Do Oregon’s Craft Distilleries Need a Tax Break? They’re About to Get One.

Small distilleries say they should get the same kind of tax break that breweries and vineyards enjoy.

Bull Run Distilling. (Thomas Teal)

BILL OF THE WEEK: Senate Bill 1565

CHIEF SPONSORS
Sen. Lee Beyer (D-Springfield), Sen. James Manning Jr. (D-Eugene), Rep. Rob Nosse (D-Portland), Rep. David Gomberg (D-Central Coast)

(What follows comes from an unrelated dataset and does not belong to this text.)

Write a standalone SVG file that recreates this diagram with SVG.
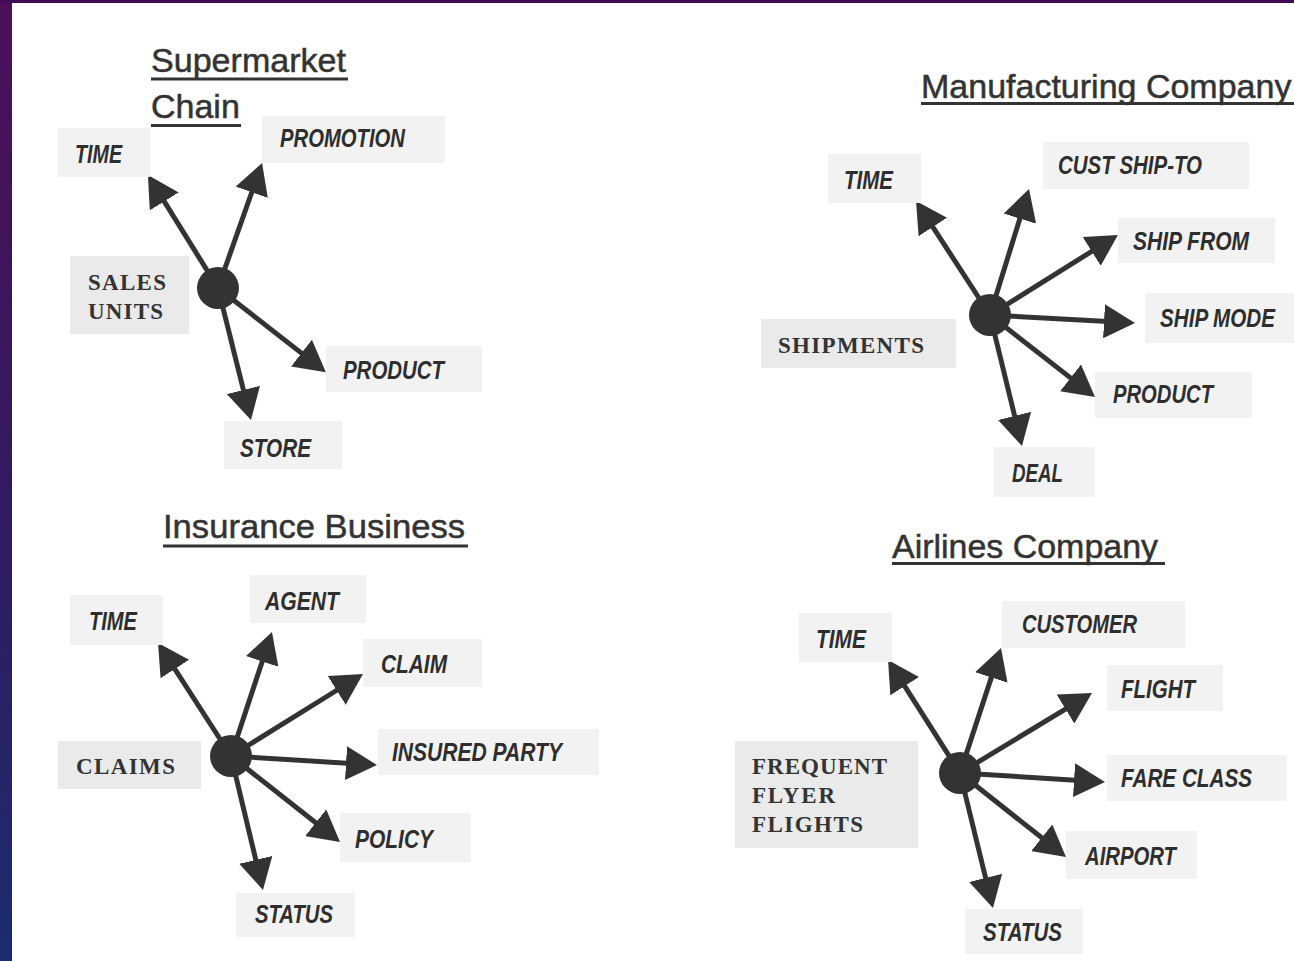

WHAT PROBLEM DOES IT SEEK TO SOLVE?
Small distilleries say they should get the same kind of tax break that breweries and vineyards enjoy. The Oregon Liquor Control Commission collects all money from sales in a distillery's tasting rooms. It would give back 45 cents on the dollar for the first $250,000 of sales in those tasting rooms (plus costs). (The OLCC currently returns 17 cents.) It would cost cities, counties and the state $4 million by the 2023 biennium.

WHO SUPPORTS IT?
Craft distilleries love the bill, for obvious reasons. Plenty of lawmakers do, too: 21 senators and 14 representatives have already signed on as sponsors, showing their affection for homegrown businesses.

"In 2010, Oregon was leading the nation in the number of distillers," says Brad Irwin, president of the Oregon Distillers Guild, who says the system of taxation has held the state back. "We are not asking for a handout. We are asking to be taxed at a reasonable rate."

WHO OPPOSES IT?
The League of Oregon Cities, which notes that liquor taxes, which generate $80 million annually, are the second-largest revenue source shared by state and city governments, behind the highway fund. The League argues that if the Legislature wants to support economic development, it should find a way that doesn't cost cities, which have to pay for the impacts of alcohol abuse.

It's also not clear that small distillers need a tax break. The industry has grown from three distilleries in 2000 to 70 this year.

Tax Fairness Oregon, the state's leading watchdog of tax policy, suggests the Legislature should reconsider which industries actually need a subsidy.

"More bookstores might have succeeded if the Legislature had made their businesses economically viable by returning to them $112,500 on their first $250,000 in sales each year and $42,500 on every $250,000 in sales thereafter," Jody Wiser of Tax Fairness Oregon testified at a Feb. 6 hearing on the bill.